A German-French consortium has sold Syria guided missiles worth $240 million, breaching Germany’s stated policy of not selling weapons to “areas of conflict.” The sale came on the heels of an unexpected letter by Chancellor Helmut Schmidt to Premier Menachem Begin, calling on Israel to recognize Palestinian self-determination and evacuate all occupied territories. It is likely to place a further damper on German-Israeli relations, according to diplomatic sources.

The deal, which assists Syria’s current buildup of (mainly Soviet) weapons, was closed recently by Euro missile, a Paris-based joint subsidiary of German aircraft manufacturer, Messerschmitt, Boelkow, Blohm (MBB) and France’s Aerospatiale, according to the daily “Sueddeutsche Zeitung.”

The shipment includes a light anti-tank missile, the “Milan,” a heavy anti-tank rocket for long distances, the “HOT” and the “Cormoran” air-to-sea missile. Credit guarantees for MBB’s share of the order (about $100 million) will be provided by three leading German banks, according to the report.

The deal was clinched on the basis of an unexpected Syrian offer to pay for the weapons immediately if the delivery could be speeded up. Some sources believe Saudi Arabia supplied the cash in order to counter Moscow’s influence in Damascus. According to the sources, Syria anticipated Egyptian President Anwar Sadat’s peace initiative toward Israel and wanted to build up its arsenal as quickly as possible “to strengthen the Syrian option based on military strength.”

“Objective Western observers in Damascus” see the buildup as aimed not at launching a military strike against Israel, but rather as a “policy of deterrence” as practiced by NATO vis-a-vis the Warsaw pact, the Sueddeutsche Zeitung reported.


Officially, Bonn government policy bars arms exports to areas of conflict. But the Franco-German combine reportedly sold “Milan” rockets to South Africa in 1975 and “Leopard” tanks manufactured in Italy under German license are said to have found their way to Libya. The official line of the government is to place the burden of these deals on Germany’s overseas partners.
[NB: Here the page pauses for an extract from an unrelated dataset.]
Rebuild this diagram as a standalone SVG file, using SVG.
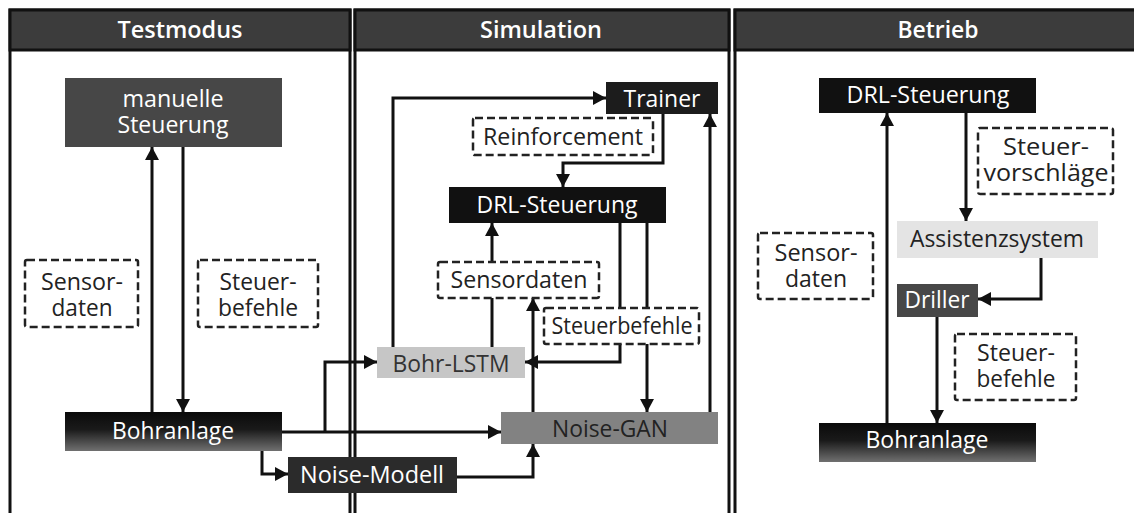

Defense Minister Georg Leber said in a 1975 interview that while the joint arms development contracts stipulated that Paris must consult Bonn before selling arms to areas of conflict, “You must realize, however, that France is in a different position than ourselves.” He stressed, in that connection, that France is more dependent on its arms industry than West Germany for a balance of payments surplus. “However, we have to go along with certain things when we develop arms jointly because it is too expensive to do it alone and the other partner must naturally be allowed a certain amount of freedom.”

MBB would not confirm or deny the reports. It said in an official statement that MBB did not deliver finished weapons but only parts and these were sent exclusively to France for assembly by its partner, Aerospatiale. “The sale exporter is generally Euromissile, but in some cases also the French government.” MBB claimed that it “adheres strictly to the German laws” but conceded that Euromissile exports under French law could “in some cases” cause a conflict with German law.

Government sources said missile exports to France were legal, provided the necessary government export permit was obtained, but once the items were in France, there was no ban on the re-export of the items to third countries.